# [PROBLEM TO SOLVE]
Copy out the data below verbatim.

# [INFORMATION SUPPLIED]
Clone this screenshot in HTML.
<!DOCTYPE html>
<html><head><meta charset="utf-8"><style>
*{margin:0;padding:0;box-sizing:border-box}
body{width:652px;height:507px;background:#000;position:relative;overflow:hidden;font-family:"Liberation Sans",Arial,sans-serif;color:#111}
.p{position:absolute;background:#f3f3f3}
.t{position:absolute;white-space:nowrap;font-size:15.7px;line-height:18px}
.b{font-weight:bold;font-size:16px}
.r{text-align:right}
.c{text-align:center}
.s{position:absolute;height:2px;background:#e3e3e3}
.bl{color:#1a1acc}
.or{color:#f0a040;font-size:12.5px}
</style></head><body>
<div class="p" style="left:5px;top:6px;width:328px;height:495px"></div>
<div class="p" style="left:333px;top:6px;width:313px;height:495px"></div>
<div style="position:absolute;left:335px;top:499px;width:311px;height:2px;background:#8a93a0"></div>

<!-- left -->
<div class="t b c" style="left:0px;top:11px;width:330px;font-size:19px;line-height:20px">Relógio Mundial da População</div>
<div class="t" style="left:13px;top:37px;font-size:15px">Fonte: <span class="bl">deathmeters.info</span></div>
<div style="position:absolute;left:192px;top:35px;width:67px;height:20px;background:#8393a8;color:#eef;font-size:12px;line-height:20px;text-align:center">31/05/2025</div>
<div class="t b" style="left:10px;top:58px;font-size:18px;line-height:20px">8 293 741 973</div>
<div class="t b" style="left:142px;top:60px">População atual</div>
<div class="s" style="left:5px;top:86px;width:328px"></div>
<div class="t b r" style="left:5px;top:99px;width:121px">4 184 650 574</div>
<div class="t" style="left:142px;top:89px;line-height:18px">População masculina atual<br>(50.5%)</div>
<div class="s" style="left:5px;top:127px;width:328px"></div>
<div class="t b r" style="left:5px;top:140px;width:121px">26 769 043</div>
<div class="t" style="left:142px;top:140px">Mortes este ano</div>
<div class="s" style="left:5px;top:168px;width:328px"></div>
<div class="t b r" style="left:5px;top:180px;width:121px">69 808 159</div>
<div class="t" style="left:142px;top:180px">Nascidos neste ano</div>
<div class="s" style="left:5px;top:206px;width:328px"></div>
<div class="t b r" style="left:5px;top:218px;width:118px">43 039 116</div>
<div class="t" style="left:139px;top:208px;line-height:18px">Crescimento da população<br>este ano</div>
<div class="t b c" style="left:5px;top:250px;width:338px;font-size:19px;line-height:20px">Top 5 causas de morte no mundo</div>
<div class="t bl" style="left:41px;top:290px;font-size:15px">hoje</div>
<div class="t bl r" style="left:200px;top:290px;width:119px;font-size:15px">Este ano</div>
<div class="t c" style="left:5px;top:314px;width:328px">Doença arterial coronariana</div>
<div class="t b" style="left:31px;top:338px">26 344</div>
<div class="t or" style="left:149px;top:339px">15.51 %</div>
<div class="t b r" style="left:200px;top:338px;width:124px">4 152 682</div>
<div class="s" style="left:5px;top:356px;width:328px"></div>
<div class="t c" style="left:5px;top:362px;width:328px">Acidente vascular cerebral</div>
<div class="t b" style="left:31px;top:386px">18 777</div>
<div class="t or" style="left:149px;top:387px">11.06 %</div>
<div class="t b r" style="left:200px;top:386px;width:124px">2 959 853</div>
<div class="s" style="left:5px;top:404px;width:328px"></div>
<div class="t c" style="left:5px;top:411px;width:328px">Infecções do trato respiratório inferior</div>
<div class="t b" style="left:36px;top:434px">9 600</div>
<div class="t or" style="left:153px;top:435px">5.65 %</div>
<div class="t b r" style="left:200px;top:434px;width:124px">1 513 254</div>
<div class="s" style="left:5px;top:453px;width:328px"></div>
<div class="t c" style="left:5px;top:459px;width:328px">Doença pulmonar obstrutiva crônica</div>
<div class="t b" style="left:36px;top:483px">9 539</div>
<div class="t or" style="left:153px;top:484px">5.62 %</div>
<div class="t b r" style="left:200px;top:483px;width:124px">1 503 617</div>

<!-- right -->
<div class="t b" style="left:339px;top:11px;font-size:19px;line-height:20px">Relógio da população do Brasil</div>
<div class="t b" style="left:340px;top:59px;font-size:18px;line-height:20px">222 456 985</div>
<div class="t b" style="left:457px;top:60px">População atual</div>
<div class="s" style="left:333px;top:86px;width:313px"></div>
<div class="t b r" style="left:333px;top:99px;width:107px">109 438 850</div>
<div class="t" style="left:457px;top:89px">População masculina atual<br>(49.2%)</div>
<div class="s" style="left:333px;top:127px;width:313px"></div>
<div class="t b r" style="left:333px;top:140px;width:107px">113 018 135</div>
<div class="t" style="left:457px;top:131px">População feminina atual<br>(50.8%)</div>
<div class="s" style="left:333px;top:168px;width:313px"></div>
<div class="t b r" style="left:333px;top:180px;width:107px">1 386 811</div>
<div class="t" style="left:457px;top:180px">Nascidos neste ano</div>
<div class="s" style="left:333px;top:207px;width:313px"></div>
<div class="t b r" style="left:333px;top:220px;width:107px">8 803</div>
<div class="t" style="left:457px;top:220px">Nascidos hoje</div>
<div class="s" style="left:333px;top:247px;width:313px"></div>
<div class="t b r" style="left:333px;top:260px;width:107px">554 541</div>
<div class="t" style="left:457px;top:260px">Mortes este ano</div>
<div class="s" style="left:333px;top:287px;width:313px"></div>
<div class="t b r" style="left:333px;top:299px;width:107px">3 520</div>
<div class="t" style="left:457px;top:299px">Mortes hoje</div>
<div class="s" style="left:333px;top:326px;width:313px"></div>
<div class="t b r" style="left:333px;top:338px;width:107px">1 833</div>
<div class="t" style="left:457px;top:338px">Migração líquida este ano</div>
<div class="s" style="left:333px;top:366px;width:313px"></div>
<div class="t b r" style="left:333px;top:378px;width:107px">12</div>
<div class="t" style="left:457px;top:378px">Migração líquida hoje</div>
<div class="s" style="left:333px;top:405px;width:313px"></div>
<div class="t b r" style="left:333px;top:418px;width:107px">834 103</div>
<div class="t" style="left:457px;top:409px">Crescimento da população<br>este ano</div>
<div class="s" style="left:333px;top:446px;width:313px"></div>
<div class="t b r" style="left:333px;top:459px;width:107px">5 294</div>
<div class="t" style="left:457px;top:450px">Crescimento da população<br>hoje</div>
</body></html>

# [THE REPLY]
Clone this screenshot in HTML.
<!DOCTYPE html>
<html><head><meta charset="utf-8"><style>
*{margin:0;padding:0;box-sizing:border-box}
body{width:652px;height:507px;background:#000;position:relative;overflow:hidden;font-family:"Liberation Sans",Arial,sans-serif;color:#111}
.p{position:absolute;background:#f3f3f3}
.t{position:absolute;white-space:nowrap;font-size:15.7px;line-height:18px}
.b{font-weight:bold;font-size:16px}
.r{text-align:right}
.c{text-align:center}
.s{position:absolute;height:2px;background:#e3e3e3}
.bl{color:#1a1acc}
.or{color:#f0a040;font-size:12.5px}
</style></head><body>
<div class="p" style="left:5px;top:6px;width:328px;height:495px"></div>
<div class="p" style="left:333px;top:6px;width:313px;height:495px"></div>
<div style="position:absolute;left:335px;top:499px;width:311px;height:2px;background:#8a93a0"></div>

<!-- left -->
<div class="t b c" style="left:0px;top:11px;width:330px;font-size:19px;line-height:20px">Relógio Mundial da População</div>
<div class="t" style="left:13px;top:37px;font-size:15px">Fonte: <span class="bl">deathmeters.info</span></div>
<div style="position:absolute;left:192px;top:35px;width:67px;height:20px;background:#8393a8;color:#eef;font-size:12px;line-height:20px;text-align:center">31/05/2025</div>
<div class="t b" style="left:10px;top:58px;font-size:18px;line-height:20px">8 293 741 973</div>
<div class="t b" style="left:142px;top:60px">População atual</div>
<div class="s" style="left:5px;top:86px;width:328px"></div>
<div class="t b r" style="left:5px;top:99px;width:121px">4 184 650 574</div>
<div class="t" style="left:142px;top:89px;line-height:18px">População masculina atual<br>(50.5%)</div>
<div class="s" style="left:5px;top:127px;width:328px"></div>
<div class="t b r" style="left:5px;top:140px;width:121px">26 769 043</div>
<div class="t" style="left:142px;top:140px">Mortes este ano</div>
<div class="s" style="left:5px;top:168px;width:328px"></div>
<div class="t b r" style="left:5px;top:180px;width:121px">69 808 159</div>
<div class="t" style="left:142px;top:180px">Nascidos neste ano</div>
<div class="s" style="left:5px;top:206px;width:328px"></div>
<div class="t b r" style="left:5px;top:218px;width:118px">43 039 116</div>
<div class="t" style="left:139px;top:208px;line-height:18px">Crescimento da população<br>este ano</div>
<div class="t b c" style="left:5px;top:250px;width:338px;font-size:19px;line-height:20px">Top 5 causas de morte no mundo</div>
<div class="t bl" style="left:41px;top:290px;font-size:15px">hoje</div>
<div class="t bl r" style="left:200px;top:290px;width:119px;font-size:15px">Este ano</div>
<div class="t c" style="left:5px;top:314px;width:328px">Doença arterial coronariana</div>
<div class="t b" style="left:31px;top:338px">26 344</div>
<div class="t or" style="left:149px;top:339px">15.51 %</div>
<div class="t b r" style="left:200px;top:338px;width:124px">4 152 682</div>
<div class="s" style="left:5px;top:356px;width:328px"></div>
<div class="t c" style="left:5px;top:362px;width:328px">Acidente vascular cerebral</div>
<div class="t b" style="left:31px;top:386px">18 777</div>
<div class="t or" style="left:149px;top:387px">11.06 %</div>
<div class="t b r" style="left:200px;top:386px;width:124px">2 959 853</div>
<div class="s" style="left:5px;top:404px;width:328px"></div>
<div class="t c" style="left:5px;top:411px;width:328px">Infecções do trato respiratório inferior</div>
<div class="t b" style="left:36px;top:434px">9 600</div>
<div class="t or" style="left:153px;top:435px">5.65 %</div>
<div class="t b r" style="left:200px;top:434px;width:124px">1 513 254</div>
<div class="s" style="left:5px;top:453px;width:328px"></div>
<div class="t c" style="left:5px;top:459px;width:328px">Doença pulmonar obstrutiva crônica</div>
<div class="t b" style="left:36px;top:483px">9 539</div>
<div class="t or" style="left:153px;top:484px">5.62 %</div>
<div class="t b r" style="left:200px;top:483px;width:124px">1 503 617</div>

<!-- right -->
<div class="t b" style="left:339px;top:11px;font-size:19px;line-height:20px">Relógio da população do Brasil</div>
<div class="t b" style="left:340px;top:59px;font-size:18px;line-height:20px">222 456 985</div>
<div class="t b" style="left:457px;top:60px">População atual</div>
<div class="s" style="left:333px;top:86px;width:313px"></div>
<div class="t b r" style="left:333px;top:99px;width:107px">109 438 850</div>
<div class="t" style="left:457px;top:89px">População masculina atual<br>(49.2%)</div>
<div class="s" style="left:333px;top:127px;width:313px"></div>
<div class="t b r" style="left:333px;top:140px;width:107px">113 018 135</div>
<div class="t" style="left:457px;top:131px">População feminina atual<br>(50.8%)</div>
<div class="s" style="left:333px;top:168px;width:313px"></div>
<div class="t b r" style="left:333px;top:180px;width:107px">1 386 811</div>
<div class="t" style="left:457px;top:180px">Nascidos neste ano</div>
<div class="s" style="left:333px;top:207px;width:313px"></div>
<div class="t b r" style="left:333px;top:220px;width:107px">8 803</div>
<div class="t" style="left:457px;top:220px">Nascidos hoje</div>
<div class="s" style="left:333px;top:247px;width:313px"></div>
<div class="t b r" style="left:333px;top:260px;width:107px">554 541</div>
<div class="t" style="left:457px;top:260px">Mortes este ano</div>
<div class="s" style="left:333px;top:287px;width:313px"></div>
<div class="t b r" style="left:333px;top:299px;width:107px">3 520</div>
<div class="t" style="left:457px;top:299px">Mortes hoje</div>
<div class="s" style="left:333px;top:326px;width:313px"></div>
<div class="t b r" style="left:333px;top:338px;width:107px">1 833</div>
<div class="t" style="left:457px;top:338px">Migração líquida este ano</div>
<div class="s" style="left:333px;top:366px;width:313px"></div>
<div class="t b r" style="left:333px;top:378px;width:107px">12</div>
<div class="t" style="left:457px;top:378px">Migração líquida hoje</div>
<div class="s" style="left:333px;top:405px;width:313px"></div>
<div class="t b r" style="left:333px;top:418px;width:107px">834 103</div>
<div class="t" style="left:457px;top:409px">Crescimento da população<br>este ano</div>
<div class="s" style="left:333px;top:446px;width:313px"></div>
<div class="t b r" style="left:333px;top:459px;width:107px">5 294</div>
<div class="t" style="left:457px;top:450px">Crescimento da população<br>hoje</div>
</body></html>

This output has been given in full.